# [Given request]
Set the listing down again in full, word for word, with the pictures left out.

-=-=-=-=-

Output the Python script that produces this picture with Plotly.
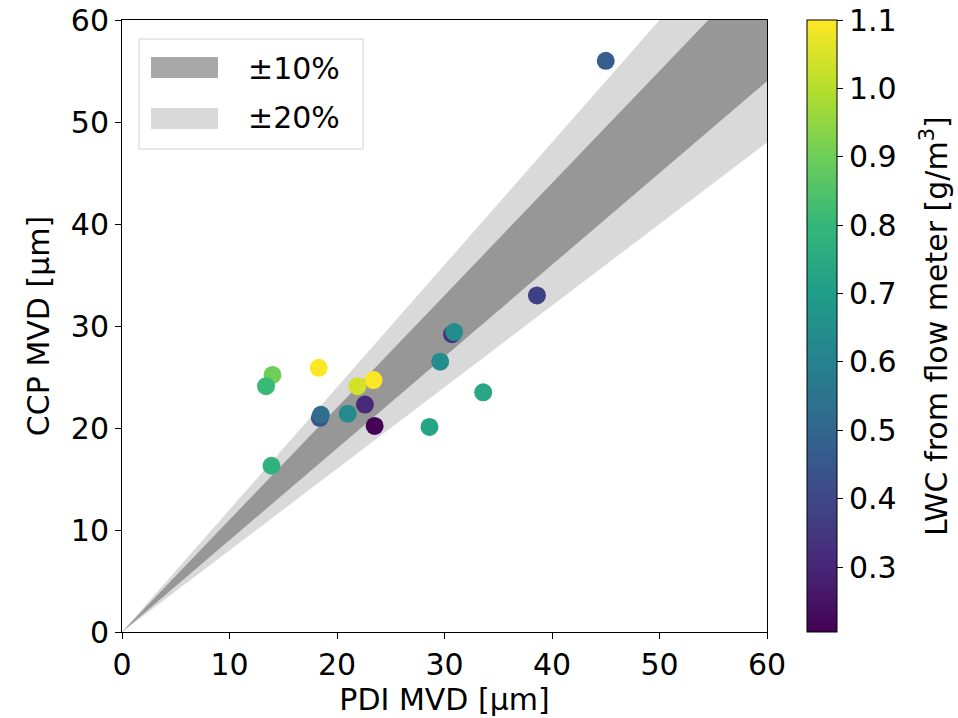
import plotly.graph_objects as go

# data
pdi_mvd = [45.0, 38.6, 30.7, 30.9, 29.6, 33.6, 28.6, 23.5, 22.6, 21.0, 18.4, 18.5, 23.4, 21.9, 18.3, 14.0, 13.4, 13.9]
ccp_mvd = [56.0, 33.0, 29.2, 29.4, 26.5, 23.5, 20.1, 20.2, 22.3, 21.4, 21.0, 21.3, 24.7, 24.1, 25.9, 25.2, 24.1, 16.3]
lwc = [0.47, 0.38, 0.33, 0.64, 0.64, 0.74, 0.73, 0.21, 0.31, 0.63, 0.43, 0.52, 1.10, 1.04, 1.10, 0.90, 0.81, 0.78]
band_inner = 0.10
band_outer = 0.20
x_end = 60

font = "DejaVu Sans"
fs = 30

def band(f):
    xs = [0, x_end, x_end, 0]
    ys = [0, x_end * (1 + f), x_end * (1 - f), 0]
    return xs, ys

fig = go.Figure()
bx, by = band(band_outer)
fig.add_trace(go.Scatter(x=bx, y=by, fill="toself", mode="none", fillcolor="#d9d9d9",
                         showlegend=False, hoverinfo="skip"))
bx, by = band(band_inner)
fig.add_trace(go.Scatter(x=bx, y=by, fill="toself", mode="none", fillcolor="#979797",
                         showlegend=False, hoverinfo="skip"))
fig.add_trace(go.Scatter(
    x=pdi_mvd, y=ccp_mvd, mode="markers",
    marker=dict(size=18, color=lwc, colorscale="Viridis", cmin=0.205, cmax=1.1,
                line=dict(width=0),
                colorbar=dict(
                    x=(807 - 122) / 645, xanchor="left", xref="paper",
                    y=0.5, yanchor="middle", len=1, lenmode="fraction",
                    xpad=0, ypad=0,
                    thickness=30, outlinewidth=1, outlinecolor="black",
                    ticks="outside", ticklen=6, tickcolor="black",
                    tickvals=[0.3, 0.4, 0.5, 0.6, 0.7, 0.8, 0.9, 1.0, 1.1],
                    ticktext=["0.3", "0.4", "0.5", "0.6", "0.7", "0.8", "0.9", "1.0", "1.1"],
                    tickfont=dict(family=font, size=fs, color="black"),
                )),
    showlegend=False,
))

axis_common = dict(range=[0, 60], showline=True, linecolor="black", linewidth=1, mirror=True,
                   ticks="outside", ticklen=6, tickcolor="black", showgrid=False, zeroline=False,
                   tickvals=[0, 10, 20, 30, 40, 50, 60],
                   tickfont=dict(family=font, size=fs, color="black"))
fig.update_xaxes(**axis_common, title=dict(text="PDI MVD [µm]", font=dict(family=font, size=fs, color="black"), standoff=4))
fig.update_yaxes(**axis_common, title=dict(text="CCP MVD [µm]", font=dict(family=font, size=fs, color="black"), standoff=12))

# manual legend (paper coordinates)
def px2x(p):
    return (p - 122) / 645
def py2y(p):
    return (632 - p) / 612

shapes = [
    dict(type="rect", xref="paper", yref="paper", x0=px2x(139), x1=px2x(363), y0=py2y(149), y1=py2y(39),
         line=dict(color="#d0d0d0", width=1), fillcolor="rgba(255,255,255,0.8)", layer="above"),
    dict(type="rect", xref="paper", yref="paper", x0=px2x(151), x1=px2x(218), y0=py2y(78), y1=py2y(57),
         line=dict(width=0), fillcolor="#a8a8a8", layer="above"),
    dict(type="rect", xref="paper", yref="paper", x0=px2x(151), x1=px2x(218), y0=py2y(129), y1=py2y(108),
         line=dict(width=0), fillcolor="#d9d9d9", layer="above"),
]
annotations = [
    dict(text="±10%", xref="paper", yref="paper", x=px2x(246), y=py2y(68), xanchor="left", yanchor="middle",
         showarrow=False, font=dict(family=font, size=fs, color="black")),
    dict(text="±20%", xref="paper", yref="paper", x=px2x(246), y=py2y(118), xanchor="left", yanchor="middle",
         showarrow=False, font=dict(family=font, size=fs, color="black")),
    dict(text="LWC from flow meter [g/m<sup>3</sup>]", xref="paper", yref="paper", x=px2x(934), y=py2y(326),
         xanchor="center", yanchor="middle", textangle=-90,
         showarrow=False, font=dict(family=font, size=fs, color="black")),
]

fig.update_layout(
    width=958, height=718,
    margin=dict(l=122, r=958 - 767, t=20, b=718 - 632, autoexpand=False),
    plot_bgcolor="white", paper_bgcolor="white",
    shapes=shapes, annotations=annotations,
)
fig.write_html("out.html")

-=-=-=-=-

# [Response to this task]
Output the Python script that produces this picture with Plotly.
import plotly.graph_objects as go

# data
pdi_mvd = [45.0, 38.6, 30.7, 30.9, 29.6, 33.6, 28.6, 23.5, 22.6, 21.0, 18.4, 18.5, 23.4, 21.9, 18.3, 14.0, 13.4, 13.9]
ccp_mvd = [56.0, 33.0, 29.2, 29.4, 26.5, 23.5, 20.1, 20.2, 22.3, 21.4, 21.0, 21.3, 24.7, 24.1, 25.9, 25.2, 24.1, 16.3]
lwc = [0.47, 0.38, 0.33, 0.64, 0.64, 0.74, 0.73, 0.21, 0.31, 0.63, 0.43, 0.52, 1.10, 1.04, 1.10, 0.90, 0.81, 0.78]
band_inner = 0.10
band_outer = 0.20
x_end = 60

font = "DejaVu Sans"
fs = 30

def band(f):
    xs = [0, x_end, x_end, 0]
    ys = [0, x_end * (1 + f), x_end * (1 - f), 0]
    return xs, ys

fig = go.Figure()
bx, by = band(band_outer)
fig.add_trace(go.Scatter(x=bx, y=by, fill="toself", mode="none", fillcolor="#d9d9d9",
                         showlegend=False, hoverinfo="skip"))
bx, by = band(band_inner)
fig.add_trace(go.Scatter(x=bx, y=by, fill="toself", mode="none", fillcolor="#979797",
                         showlegend=False, hoverinfo="skip"))
fig.add_trace(go.Scatter(
    x=pdi_mvd, y=ccp_mvd, mode="markers",
    marker=dict(size=18, color=lwc, colorscale="Viridis", cmin=0.205, cmax=1.1,
                line=dict(width=0),
                colorbar=dict(
                    x=(807 - 122) / 645, xanchor="left", xref="paper",
                    y=0.5, yanchor="middle", len=1, lenmode="fraction",
                    xpad=0, ypad=0,
                    thickness=30, outlinewidth=1, outlinecolor="black",
                    ticks="outside", ticklen=6, tickcolor="black",
                    tickvals=[0.3, 0.4, 0.5, 0.6, 0.7, 0.8, 0.9, 1.0, 1.1],
                    ticktext=["0.3", "0.4", "0.5", "0.6", "0.7", "0.8", "0.9", "1.0", "1.1"],
                    tickfont=dict(family=font, size=fs, color="black"),
                )),
    showlegend=False,
))

axis_common = dict(range=[0, 60], showline=True, linecolor="black", linewidth=1, mirror=True,
                   ticks="outside", ticklen=6, tickcolor="black", showgrid=False, zeroline=False,
                   tickvals=[0, 10, 20, 30, 40, 50, 60],
                   tickfont=dict(family=font, size=fs, color="black"))
fig.update_xaxes(**axis_common, title=dict(text="PDI MVD [µm]", font=dict(family=font, size=fs, color="black"), standoff=4))
fig.update_yaxes(**axis_common, title=dict(text="CCP MVD [µm]", font=dict(family=font, size=fs, color="black"), standoff=12))

# manual legend (paper coordinates)
def px2x(p):
    return (p - 122) / 645
def py2y(p):
    return (632 - p) / 612

shapes = [
    dict(type="rect", xref="paper", yref="paper", x0=px2x(139), x1=px2x(363), y0=py2y(149), y1=py2y(39),
         line=dict(color="#d0d0d0", width=1), fillcolor="rgba(255,255,255,0.8)", layer="above"),
    dict(type="rect", xref="paper", yref="paper", x0=px2x(151), x1=px2x(218), y0=py2y(78), y1=py2y(57),
         line=dict(width=0), fillcolor="#a8a8a8", layer="above"),
    dict(type="rect", xref="paper", yref="paper", x0=px2x(151), x1=px2x(218), y0=py2y(129), y1=py2y(108),
         line=dict(width=0), fillcolor="#d9d9d9", layer="above"),
]
annotations = [
    dict(text="±10%", xref="paper", yref="paper", x=px2x(246), y=py2y(68), xanchor="left", yanchor="middle",
         showarrow=False, font=dict(family=font, size=fs, color="black")),
    dict(text="±20%", xref="paper", yref="paper", x=px2x(246), y=py2y(118), xanchor="left", yanchor="middle",
         showarrow=False, font=dict(family=font, size=fs, color="black")),
    dict(text="LWC from flow meter [g/m<sup>3</sup>]", xref="paper", yref="paper", x=px2x(934), y=py2y(326),
         xanchor="center", yanchor="middle", textangle=-90,
         showarrow=False, font=dict(family=font, size=fs, color="black")),
]

fig.update_layout(
    width=958, height=718,
    margin=dict(l=122, r=958 - 767, t=20, b=718 - 632, autoexpand=False),
    plot_bgcolor="white", paper_bgcolor="white",
    shapes=shapes, annotations=annotations,
)
fig.write_html("out.html")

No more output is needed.